YOUR GOAL: Starting at the first line of the data, please print exactly those lines through the one that holds "import plotly.graph_objects as go", omitting every picture.
─── TASK MATERIAL
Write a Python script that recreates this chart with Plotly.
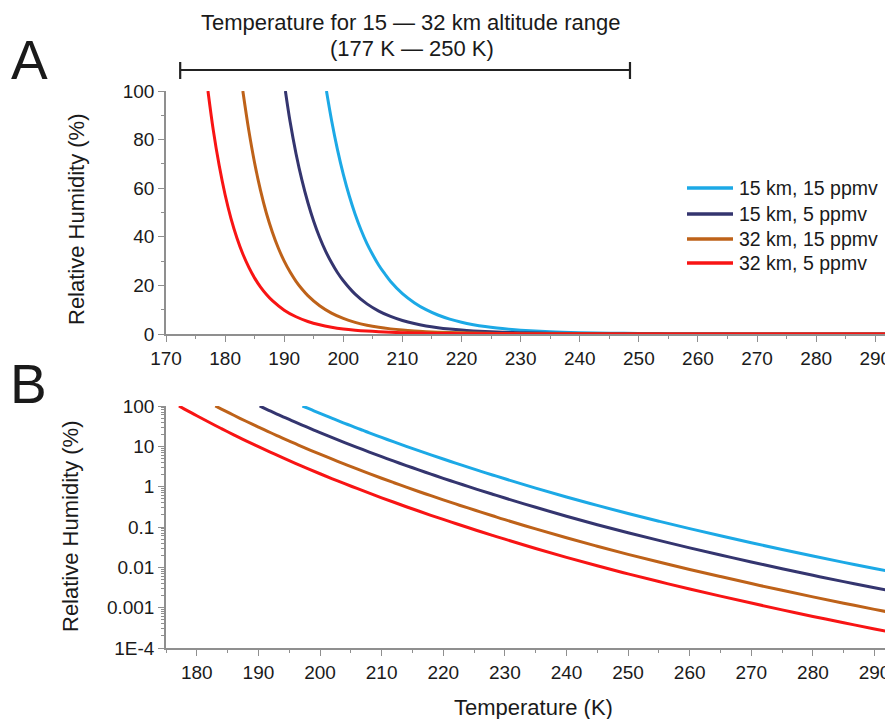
import plotly.graph_objects as go

# ---------------- data ----------------
series_names = ["15 km, 15 ppmv", "15 km, 5 ppmv", "32 km, 15 ppmv", "32 km, 5 ppmv"]
series_colors = ["#1CA9E6", "#34356F", "#BE6219", "#F81414"]

temp_15km_15ppmv = [197.15, 198, 199, 200, 201, 202, 203, 204, 205, 206, 207, 208,
                    210, 212, 214, 216, 218, 220, 222, 224, 226, 228, 230,
                    235, 240, 245, 250, 255, 260, 265, 270, 275, 280, 285, 290, 293]
rh_15km_15ppmv = [100, 88.1, 76.0, 65.7, 56.9, 49.3, 42.8, 37.2, 32.5, 28.3, 24.8, 21.6,
                  16.6, 12.9, 10.0, 7.82, 6.14, 4.84, 3.84, 3.05, 2.43, 1.95, 1.567,
                  0.923, 0.556, 0.343, 0.216, 0.139, 0.0912, 0.0606, 0.0407, 0.0277, 0.0191,
                  0.01326, 0.00933, 0.00760]

temp_15km_5ppmv = [190.2, 191, 192, 193, 194, 195, 196, 197, 198, 199, 200,
                   202, 204, 206, 208, 210, 212, 214, 216, 218, 220, 222, 224, 226, 228, 230,
                   235, 240, 245, 250, 255, 260, 265, 270, 275, 280, 285, 290, 293]
rh_15km_5ppmv = [100, 87.3, 74.2, 63.3, 54.1, 46.3, 39.7, 34.1, 29.4, 25.3, 21.9,
                 16.4, 12.4, 9.44, 7.22, 5.55, 4.29, 3.33, 2.61, 2.05, 1.61, 1.279, 1.017,
                 0.811, 0.650, 0.522,
                 0.308, 0.185, 0.114, 0.0721, 0.0465, 0.0304, 0.0202, 0.0136, 0.00924,
                 0.00635, 0.00442, 0.00311, 0.00254]

temp_32km_15ppmv = [183.0, 184, 185, 186, 187, 188, 189, 190, 191, 192, 193, 194,
                    196, 198, 200, 202, 204, 206, 208, 210, 212, 214, 216, 218, 220, 222,
                    224, 226, 228, 230,
                    235, 240, 245, 250, 255, 260, 265, 270, 275, 280, 285, 290, 293]
rh_32km_15ppmv = [100, 83.9, 70.3, 59.0, 49.6, 41.9, 35.4, 30.0, 25.5, 21.7, 18.5, 15.8,
                  11.6, 8.57, 6.39, 4.80, 3.62, 2.75, 2.106, 1.619, 1.252, 0.973, 0.760,
                  0.597, 0.471, 0.373, 0.297, 0.237, 0.190, 0.152,
                  0.0897, 0.0541, 0.0333, 0.0210, 0.01355, 0.00887, 0.00590, 0.00396,
                  0.00269, 0.00185, 0.00129, 0.000908, 0.000740]

temp_32km_5ppmv = [177.1, 178, 179, 180, 181, 182, 183, 184, 185, 186, 187, 188,
                   190, 192, 194, 196, 198, 200, 202, 204, 206, 208, 210, 212, 214, 216,
                   218, 220, 222, 224, 226, 228, 230,
                   235, 240, 245, 250, 255, 260, 265, 270, 275, 280, 285, 290, 293]
rh_32km_5ppmv = [100, 83.9, 69.3, 57.3, 47.5, 39.5, 32.9, 27.5, 23.0, 19.3, 16.25, 13.7,
                 9.81, 7.09, 5.16, 3.79, 2.81, 2.09, 1.57, 1.186, 0.902, 0.689, 0.530,
                 0.410, 0.318, 0.249, 0.195, 0.154, 0.122, 0.0971, 0.0774, 0.0621, 0.0499,
                 0.0294, 0.0177, 0.0109, 0.00689, 0.00444, 0.00290, 0.00193, 0.00130,
                 0.000882, 0.000607, 0.000422, 0.000297, 0.000242]

series_temps = [temp_15km_15ppmv, temp_15km_5ppmv, temp_32km_15ppmv, temp_32km_5ppmv]
series_rh = [rh_15km_15ppmv, rh_15km_5ppmv, rh_32km_15ppmv, rh_32km_5ppmv]

a_x_ticks = [170, 180, 190, 200, 210, 220, 230, 240, 250, 260, 270, 280, 290]
b_x_ticks = [180, 190, 200, 210, 220, 230, 240, 250, 260, 270, 280, 290]
a_y_ticks = [0, 20, 40, 60, 80, 100]
b_y_tickvals = [1e-4, 1e-3, 1e-2, 1e-1, 1, 10, 100]
b_y_ticktext = ["1E-4", "0.001", "0.01", "0.1", "1", "10", "100"]
bracket_temps = [172.4, 248.5]

# ---------------- figure ----------------
OFF = 8                      # page body margin
FW, FH = 893 - OFF, 719 - OFF
FONT = "Liberation Sans, Arial, sans-serif"
AXC = "#8f8f8f"
TXT = "#1a1a1a"

def px_x(s):
    return (s - OFF) / FW

def py(s):
    return 1 - (s - OFF) / FH

fig = go.Figure()
for name, col, t, rh in zip(series_names, series_colors, series_temps, series_rh):
    fig.add_trace(go.Scatter(x=t, y=rh, mode="lines", name=name,
                             line=dict(color=col, width=3, shape="spline"),
                             xaxis="x", yaxis="y", showlegend=False))
for name, col, t, rh in zip(series_names, series_colors, series_temps, series_rh):
    fig.add_trace(go.Scatter(x=t, y=rh, mode="lines", name=name,
                             line=dict(color=col, width=3, shape="spline"),
                             xaxis="x2", yaxis="y2", showlegend=False))

common_axis = dict(showline=True, linecolor=AXC, linewidth=1.5, ticks="outside",
                   ticklen=6, tickwidth=1.3, tickcolor=AXC, showgrid=False,
                   zeroline=False, mirror=False, automargin=False,
                   tickfont=dict(size=19, color=TXT, family=FONT))

x_dom = [px_x(166), 1.0]

fig.update_layout(
    template="none",
    width=FW, height=FH,
    margin=dict(l=0, r=0, t=0, b=0, pad=0, autoexpand=False),
    paper_bgcolor="white", plot_bgcolor="white",
    font=dict(family=FONT, color=TXT),
    showlegend=False,
    xaxis=dict(domain=x_dom, range=[170, 293], anchor="y", tickvals=a_x_ticks,
               minor=dict(ticks="outside", ticklen=3, dtick=5, tick0=170,
                          tickcolor=AXC, showgrid=False),
               **common_axis),
    yaxis=dict(domain=[py(334), py(91)], range=[0, 100], anchor="x", tickvals=a_y_ticks,
               minor=dict(ticks="outside", ticklen=3, dtick=10, tick0=0,
                          tickcolor=AXC, showgrid=False),
               **common_axis),
    xaxis2=dict(domain=x_dom, range=[175, 293], anchor="y2", tickvals=b_x_ticks,
                minor=dict(ticks="outside", ticklen=3, dtick=5, tick0=175,
                           tickcolor=AXC, showgrid=False),
                **common_axis),
    yaxis2=dict(domain=[py(648), py(406)], type="log", range=[-4, 2], anchor="x2",
                tickvals=b_y_tickvals, ticktext=b_y_ticktext,
                minor=dict(ticks="outside", ticklen=3, dtick="D1",
                           tickcolor=AXC, showgrid=False),
                **common_axis),
)

def label(text, x, y, size, angle=0, xanchor="center"):
    fig.add_annotation(text=text, x=px_x(x), y=py(y), xref="paper", yref="paper",
                       xanchor=xanchor, yanchor="middle", showarrow=False,
                       textangle=angle, font=dict(size=size, family=FONT, color=TXT))

# axis titles
label("Relative Humidity (%)", 76, 219, 22, -90)
label("Relative Humidity (%)", 70, 526, 22, -90)
label("Temperature (K)", 533, 707, 22)

# panel letters
label("A", 29, 60, 55)
label("B", 28, 384, 55)

# altitude range header
label("Temperature for 15 \u2014 32 km altitude range", 410, 22, 22)
label("(177 K \u2014 250 K)", 412, 48, 22)

# bracket
lo, hi = bracket_temps
fig.add_shape(type="line", xref="x", yref="paper", x0=lo, x1=hi, y0=py(70), y1=py(70),
              line=dict(color="#222", width=2.2))
for xv in bracket_temps:
    fig.add_shape(type="line", xref="x", yref="paper", x0=xv, x1=xv,
                  y0=py(62), y1=py(79), line=dict(color="#222", width=2.2))

# legend (key lines + labels)
legend_rows = [188, 214, 239, 263]
for name, col, row in zip(series_names, series_colors, legend_rows):
    fig.add_shape(type="line", xref="paper", yref="paper",
                  x0=px_x(687), x1=px_x(733), y0=py(row), y1=py(row),
                  line=dict(color=col, width=3.5))
    label(name, 737, row, 19.5, xanchor="left")

fig.write_html("out.html")
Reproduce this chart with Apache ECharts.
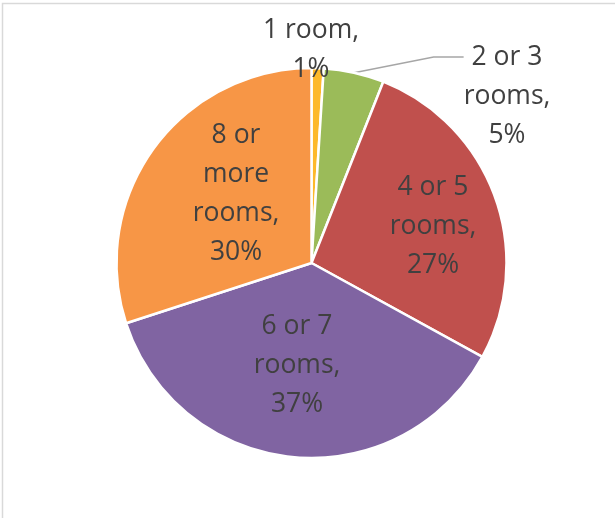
<!DOCTYPE html>
<html>
<head>
<meta charset="utf-8">
<script src="https://cdn.jsdelivr.net/npm/echarts@6/dist/echarts.min.js"></script>
<style>
  html, body { margin: 0; padding: 0; background: #fff; }
  #chart { width: 615px; height: 518px; }
</style>
</head>
<body>
<div id="chart"></div>
<script>
// categories and shares (%)
const categories = ["1 room", "2 or 3 rooms", "4 or 5 rooms", "6 or 7 rooms", "8 or more rooms"];
const shares = [1, 5, 27, 37, 30];
// label text lines as drawn on the chart
// (two blank lines before the 2-3 rooms label so its leader line meets the first line)
const labelText = [
  "1 room,\n1%",
  "\n\n2 or 3\nrooms,\n5%",
  "4 or 5\nrooms,\n27%",
  "6 or 7\nrooms,\n37%",
  "8 or\nmore\nrooms,\n30%"
];
const colors = ["#FDB92B", "#9BBB59", "#C0504D", "#8064A2", "#F79646"];

// where Excel put each label (centre of the text block)
const labelPos = [[311, 50], [507, 57], [433, 226], [297, 365], [236, 194]];

const chart = echarts.init(document.getElementById("chart"));

const data = categories.map((name, i) => ({
  name: name,
  value: shares[i],
  label: {
    formatter: labelText[i],
    position: i < 2 ? "outside" : "inside"
  },
  labelLine: { show: i === 1 }
}));

chart.setOption({
  backgroundColor: "#fff",
  color: colors,
  animation: false,
  graphic: [{
    type: "rect",
    shape: { x: 2.5, y: 3.5, width: 700, height: 700 },
    style: { fill: "none", stroke: "#D9D9D9", lineWidth: 1.5 },
    silent: true
  }],
  series: [{
    type: "pie",
    center: [311.5, 263],
    radius: 195,
    startAngle: 90,
    clockwise: true,
    avoidLabelOverlap: false,
    itemStyle: { borderColor: "#fff", borderWidth: 2.5 },
    label: {
      color: "#404040",
      fontFamily: "Open Sans",
      fontSize: 26.5,
      lineHeight: 39,
      align: "center"
    },
    labelLine: {
      lineStyle: { color: "#A6A6A6", width: 1.5 }
    },
    labelLayout: function (p) {
      const pos = labelPos[p.dataIndex];
      return { x: pos[0], y: pos[1], align: "center", verticalAlign: "middle" };
    },
    emphasis: { disabled: true },
    data: data
  }]
});
</script>
</body>
</html>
──────
FINAL RESULT:
Write a Python script that recreates this chart with Plotly.
import plotly.graph_objects as go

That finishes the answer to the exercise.